=== What to produce ===
Pictures in the data should be dropped; transcribe exactly the lines from the one that has "Convert this chart to Plotly code." through the one that has "import plotly.graph_objects as go".

=== Excerpted records ===

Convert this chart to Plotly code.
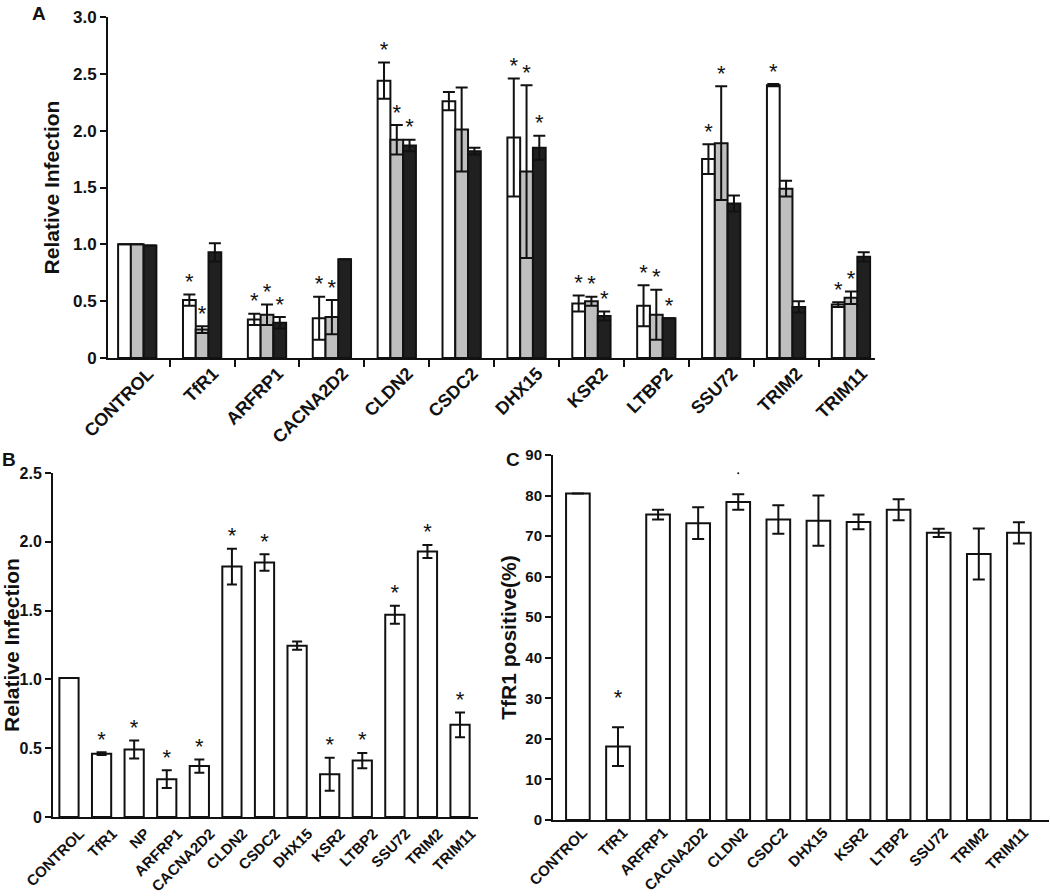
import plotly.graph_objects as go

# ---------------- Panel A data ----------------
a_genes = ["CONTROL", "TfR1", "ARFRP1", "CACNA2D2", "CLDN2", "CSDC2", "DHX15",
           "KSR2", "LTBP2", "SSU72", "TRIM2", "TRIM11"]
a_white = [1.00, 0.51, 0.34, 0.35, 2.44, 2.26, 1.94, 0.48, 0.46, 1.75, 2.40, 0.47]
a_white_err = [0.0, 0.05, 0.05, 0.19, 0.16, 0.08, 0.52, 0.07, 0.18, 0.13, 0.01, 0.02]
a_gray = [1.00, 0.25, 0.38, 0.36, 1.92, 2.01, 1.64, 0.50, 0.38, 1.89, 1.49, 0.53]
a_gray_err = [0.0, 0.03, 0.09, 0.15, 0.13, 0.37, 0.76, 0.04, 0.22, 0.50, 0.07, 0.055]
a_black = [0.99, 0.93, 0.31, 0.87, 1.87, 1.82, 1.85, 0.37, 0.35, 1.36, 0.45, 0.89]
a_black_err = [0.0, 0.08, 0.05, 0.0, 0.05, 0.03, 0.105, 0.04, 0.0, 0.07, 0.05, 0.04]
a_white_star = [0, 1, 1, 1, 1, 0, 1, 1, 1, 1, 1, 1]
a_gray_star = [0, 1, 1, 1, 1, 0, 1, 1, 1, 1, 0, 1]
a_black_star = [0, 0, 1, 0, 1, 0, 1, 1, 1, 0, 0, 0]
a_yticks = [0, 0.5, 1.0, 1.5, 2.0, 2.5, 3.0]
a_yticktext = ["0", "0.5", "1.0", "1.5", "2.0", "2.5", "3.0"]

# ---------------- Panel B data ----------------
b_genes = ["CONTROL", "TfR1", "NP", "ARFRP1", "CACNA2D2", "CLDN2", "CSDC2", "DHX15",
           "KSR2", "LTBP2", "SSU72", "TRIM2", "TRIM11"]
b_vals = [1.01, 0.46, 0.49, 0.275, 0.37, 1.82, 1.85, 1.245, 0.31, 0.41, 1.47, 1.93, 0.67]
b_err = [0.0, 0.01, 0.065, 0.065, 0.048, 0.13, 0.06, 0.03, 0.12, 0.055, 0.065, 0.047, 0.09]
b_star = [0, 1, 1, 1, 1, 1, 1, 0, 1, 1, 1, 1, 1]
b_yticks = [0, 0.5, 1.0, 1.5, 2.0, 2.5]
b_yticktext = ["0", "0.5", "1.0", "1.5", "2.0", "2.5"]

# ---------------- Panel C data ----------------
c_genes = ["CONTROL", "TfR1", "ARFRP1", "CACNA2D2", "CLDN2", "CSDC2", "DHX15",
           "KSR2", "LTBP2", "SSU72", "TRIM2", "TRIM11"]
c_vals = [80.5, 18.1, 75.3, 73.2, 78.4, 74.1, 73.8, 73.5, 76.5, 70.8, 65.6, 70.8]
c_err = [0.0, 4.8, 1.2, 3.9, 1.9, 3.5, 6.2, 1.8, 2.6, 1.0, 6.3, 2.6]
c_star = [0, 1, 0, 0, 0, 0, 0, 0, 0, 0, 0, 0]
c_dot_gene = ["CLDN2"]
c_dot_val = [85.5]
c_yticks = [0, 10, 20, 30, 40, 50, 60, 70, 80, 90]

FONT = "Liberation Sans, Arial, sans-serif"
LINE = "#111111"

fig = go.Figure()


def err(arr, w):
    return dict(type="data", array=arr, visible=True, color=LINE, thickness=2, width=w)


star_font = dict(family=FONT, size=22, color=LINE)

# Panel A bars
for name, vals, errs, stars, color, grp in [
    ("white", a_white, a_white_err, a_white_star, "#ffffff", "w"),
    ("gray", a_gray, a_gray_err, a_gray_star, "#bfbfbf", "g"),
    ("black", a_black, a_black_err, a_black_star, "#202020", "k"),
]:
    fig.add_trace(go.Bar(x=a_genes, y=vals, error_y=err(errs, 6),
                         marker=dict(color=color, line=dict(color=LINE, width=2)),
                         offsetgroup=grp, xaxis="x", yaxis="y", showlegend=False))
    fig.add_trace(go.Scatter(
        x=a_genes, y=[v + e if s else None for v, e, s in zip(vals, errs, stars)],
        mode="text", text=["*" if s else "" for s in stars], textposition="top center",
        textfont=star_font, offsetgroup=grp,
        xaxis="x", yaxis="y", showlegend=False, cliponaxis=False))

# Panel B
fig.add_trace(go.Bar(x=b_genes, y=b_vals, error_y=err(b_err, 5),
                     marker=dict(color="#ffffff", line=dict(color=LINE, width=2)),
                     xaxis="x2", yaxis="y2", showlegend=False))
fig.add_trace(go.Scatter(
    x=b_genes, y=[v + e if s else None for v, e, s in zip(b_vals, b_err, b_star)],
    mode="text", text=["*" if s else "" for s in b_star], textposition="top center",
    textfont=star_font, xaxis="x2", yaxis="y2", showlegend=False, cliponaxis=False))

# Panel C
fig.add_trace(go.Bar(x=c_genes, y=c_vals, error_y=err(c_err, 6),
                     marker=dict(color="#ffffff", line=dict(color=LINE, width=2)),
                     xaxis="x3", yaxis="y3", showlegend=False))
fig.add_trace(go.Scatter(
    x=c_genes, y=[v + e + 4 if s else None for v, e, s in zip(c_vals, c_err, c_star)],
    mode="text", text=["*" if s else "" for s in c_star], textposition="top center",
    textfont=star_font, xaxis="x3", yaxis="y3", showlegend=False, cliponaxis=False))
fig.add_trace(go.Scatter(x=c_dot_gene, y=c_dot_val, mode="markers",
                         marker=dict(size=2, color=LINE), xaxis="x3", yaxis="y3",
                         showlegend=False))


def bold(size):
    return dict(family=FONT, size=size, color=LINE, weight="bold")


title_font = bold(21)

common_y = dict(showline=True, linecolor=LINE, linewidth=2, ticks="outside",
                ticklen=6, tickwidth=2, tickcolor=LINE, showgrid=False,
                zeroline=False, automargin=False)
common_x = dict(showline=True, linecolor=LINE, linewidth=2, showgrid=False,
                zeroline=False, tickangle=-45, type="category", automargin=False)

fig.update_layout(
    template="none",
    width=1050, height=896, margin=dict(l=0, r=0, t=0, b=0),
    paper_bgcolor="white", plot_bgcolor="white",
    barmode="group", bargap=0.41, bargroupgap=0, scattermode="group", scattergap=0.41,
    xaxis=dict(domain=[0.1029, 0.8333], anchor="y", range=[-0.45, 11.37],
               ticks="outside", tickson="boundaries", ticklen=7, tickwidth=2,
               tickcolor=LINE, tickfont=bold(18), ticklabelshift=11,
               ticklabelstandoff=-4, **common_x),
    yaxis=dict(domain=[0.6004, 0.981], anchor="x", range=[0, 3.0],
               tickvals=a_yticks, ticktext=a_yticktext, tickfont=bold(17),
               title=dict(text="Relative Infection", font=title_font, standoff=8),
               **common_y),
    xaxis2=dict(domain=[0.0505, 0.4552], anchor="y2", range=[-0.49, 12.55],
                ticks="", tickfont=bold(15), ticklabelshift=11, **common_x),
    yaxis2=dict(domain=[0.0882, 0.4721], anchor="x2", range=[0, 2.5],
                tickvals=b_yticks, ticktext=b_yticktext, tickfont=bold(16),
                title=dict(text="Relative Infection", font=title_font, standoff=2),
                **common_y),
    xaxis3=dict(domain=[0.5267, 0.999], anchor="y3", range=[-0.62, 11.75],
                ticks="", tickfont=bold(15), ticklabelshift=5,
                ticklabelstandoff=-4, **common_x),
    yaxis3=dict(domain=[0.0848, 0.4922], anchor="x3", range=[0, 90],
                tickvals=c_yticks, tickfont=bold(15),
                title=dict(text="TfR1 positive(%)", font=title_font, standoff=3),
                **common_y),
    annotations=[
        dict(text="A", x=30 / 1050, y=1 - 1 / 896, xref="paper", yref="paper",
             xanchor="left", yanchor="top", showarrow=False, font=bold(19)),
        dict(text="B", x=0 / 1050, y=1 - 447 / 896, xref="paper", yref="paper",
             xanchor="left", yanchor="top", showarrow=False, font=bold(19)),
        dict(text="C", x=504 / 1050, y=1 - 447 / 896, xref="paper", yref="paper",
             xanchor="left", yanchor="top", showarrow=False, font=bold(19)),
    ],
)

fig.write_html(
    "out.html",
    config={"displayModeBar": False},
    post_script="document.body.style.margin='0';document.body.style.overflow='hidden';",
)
* * *
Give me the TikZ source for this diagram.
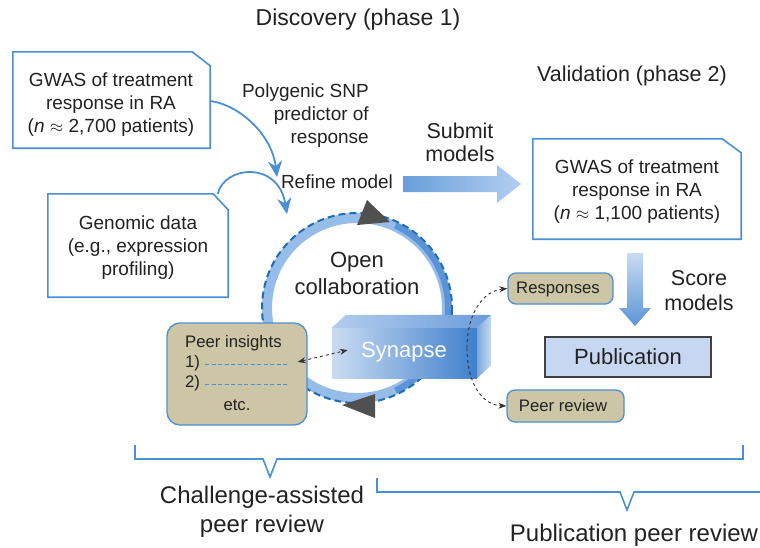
--
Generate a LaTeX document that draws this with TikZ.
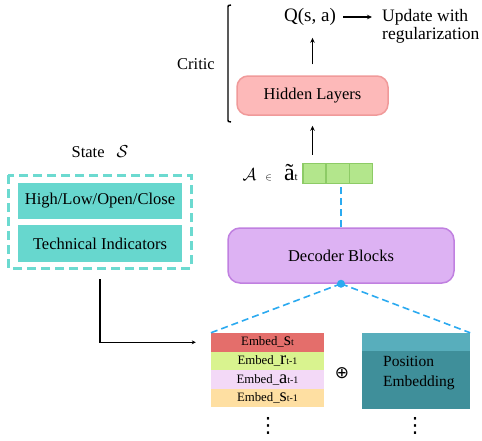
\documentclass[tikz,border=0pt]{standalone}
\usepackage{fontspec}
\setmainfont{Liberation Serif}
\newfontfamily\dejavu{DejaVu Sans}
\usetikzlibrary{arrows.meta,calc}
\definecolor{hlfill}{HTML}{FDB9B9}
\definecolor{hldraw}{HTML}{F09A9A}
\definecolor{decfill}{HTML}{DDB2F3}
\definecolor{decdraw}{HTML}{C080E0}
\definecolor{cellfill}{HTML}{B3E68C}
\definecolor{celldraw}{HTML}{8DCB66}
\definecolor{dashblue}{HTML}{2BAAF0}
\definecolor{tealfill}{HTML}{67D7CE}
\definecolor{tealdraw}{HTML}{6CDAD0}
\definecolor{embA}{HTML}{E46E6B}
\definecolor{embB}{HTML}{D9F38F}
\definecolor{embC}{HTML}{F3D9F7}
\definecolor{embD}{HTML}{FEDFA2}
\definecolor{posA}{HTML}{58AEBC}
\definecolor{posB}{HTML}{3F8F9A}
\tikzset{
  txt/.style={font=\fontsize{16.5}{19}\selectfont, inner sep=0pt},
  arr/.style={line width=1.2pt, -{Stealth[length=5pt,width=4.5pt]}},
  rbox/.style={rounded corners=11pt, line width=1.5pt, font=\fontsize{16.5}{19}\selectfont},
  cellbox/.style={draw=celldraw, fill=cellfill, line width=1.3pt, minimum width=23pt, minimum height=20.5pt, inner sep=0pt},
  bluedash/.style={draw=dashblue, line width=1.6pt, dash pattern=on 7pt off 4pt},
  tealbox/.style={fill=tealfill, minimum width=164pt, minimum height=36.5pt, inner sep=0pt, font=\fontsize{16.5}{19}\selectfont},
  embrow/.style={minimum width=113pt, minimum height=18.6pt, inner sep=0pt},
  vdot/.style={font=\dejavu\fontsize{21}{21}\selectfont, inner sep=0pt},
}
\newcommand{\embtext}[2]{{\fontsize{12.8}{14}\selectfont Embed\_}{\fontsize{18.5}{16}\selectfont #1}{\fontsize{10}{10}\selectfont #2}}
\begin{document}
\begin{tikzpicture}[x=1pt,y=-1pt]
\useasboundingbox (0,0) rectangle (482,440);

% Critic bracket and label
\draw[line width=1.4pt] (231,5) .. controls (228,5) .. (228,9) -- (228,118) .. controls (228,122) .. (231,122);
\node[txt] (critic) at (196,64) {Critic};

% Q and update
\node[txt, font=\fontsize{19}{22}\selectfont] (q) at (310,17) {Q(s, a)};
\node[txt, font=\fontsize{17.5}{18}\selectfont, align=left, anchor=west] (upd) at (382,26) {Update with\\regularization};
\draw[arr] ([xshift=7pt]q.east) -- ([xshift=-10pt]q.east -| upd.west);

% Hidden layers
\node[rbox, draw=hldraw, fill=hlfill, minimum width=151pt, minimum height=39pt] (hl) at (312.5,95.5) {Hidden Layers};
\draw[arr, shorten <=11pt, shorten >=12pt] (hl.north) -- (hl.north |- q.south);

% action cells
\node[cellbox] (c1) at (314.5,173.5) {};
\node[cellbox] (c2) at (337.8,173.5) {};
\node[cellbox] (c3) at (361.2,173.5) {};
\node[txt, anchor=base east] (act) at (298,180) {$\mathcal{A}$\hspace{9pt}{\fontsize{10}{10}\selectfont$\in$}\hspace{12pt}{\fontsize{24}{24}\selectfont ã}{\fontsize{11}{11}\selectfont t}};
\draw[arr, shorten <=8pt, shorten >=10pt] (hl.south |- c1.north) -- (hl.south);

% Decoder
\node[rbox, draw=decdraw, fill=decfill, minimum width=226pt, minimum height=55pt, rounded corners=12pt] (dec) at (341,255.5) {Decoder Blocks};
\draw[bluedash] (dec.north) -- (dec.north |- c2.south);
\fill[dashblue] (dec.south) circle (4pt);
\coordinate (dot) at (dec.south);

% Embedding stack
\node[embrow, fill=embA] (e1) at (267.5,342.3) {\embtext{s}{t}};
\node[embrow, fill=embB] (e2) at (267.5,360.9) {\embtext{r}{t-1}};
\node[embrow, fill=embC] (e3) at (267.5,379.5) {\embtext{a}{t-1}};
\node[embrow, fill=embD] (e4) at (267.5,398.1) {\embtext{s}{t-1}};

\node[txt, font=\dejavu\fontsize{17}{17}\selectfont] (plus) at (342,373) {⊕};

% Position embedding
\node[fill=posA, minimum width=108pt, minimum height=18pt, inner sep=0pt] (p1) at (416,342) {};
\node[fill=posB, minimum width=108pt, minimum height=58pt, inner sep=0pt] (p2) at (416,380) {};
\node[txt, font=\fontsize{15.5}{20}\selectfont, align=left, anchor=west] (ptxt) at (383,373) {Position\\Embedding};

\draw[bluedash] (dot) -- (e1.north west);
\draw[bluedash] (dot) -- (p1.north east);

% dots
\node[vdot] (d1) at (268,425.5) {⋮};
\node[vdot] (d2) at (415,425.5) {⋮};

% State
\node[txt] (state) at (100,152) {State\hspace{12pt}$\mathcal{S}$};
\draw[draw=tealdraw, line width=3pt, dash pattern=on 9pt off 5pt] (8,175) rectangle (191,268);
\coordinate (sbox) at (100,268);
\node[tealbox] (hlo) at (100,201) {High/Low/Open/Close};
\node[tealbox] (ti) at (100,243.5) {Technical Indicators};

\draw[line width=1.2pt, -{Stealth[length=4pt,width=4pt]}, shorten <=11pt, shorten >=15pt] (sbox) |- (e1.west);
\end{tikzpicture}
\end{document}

=== Solution for this exercise ===
Convert this chart to Plotly code.
import plotly.graph_objects as go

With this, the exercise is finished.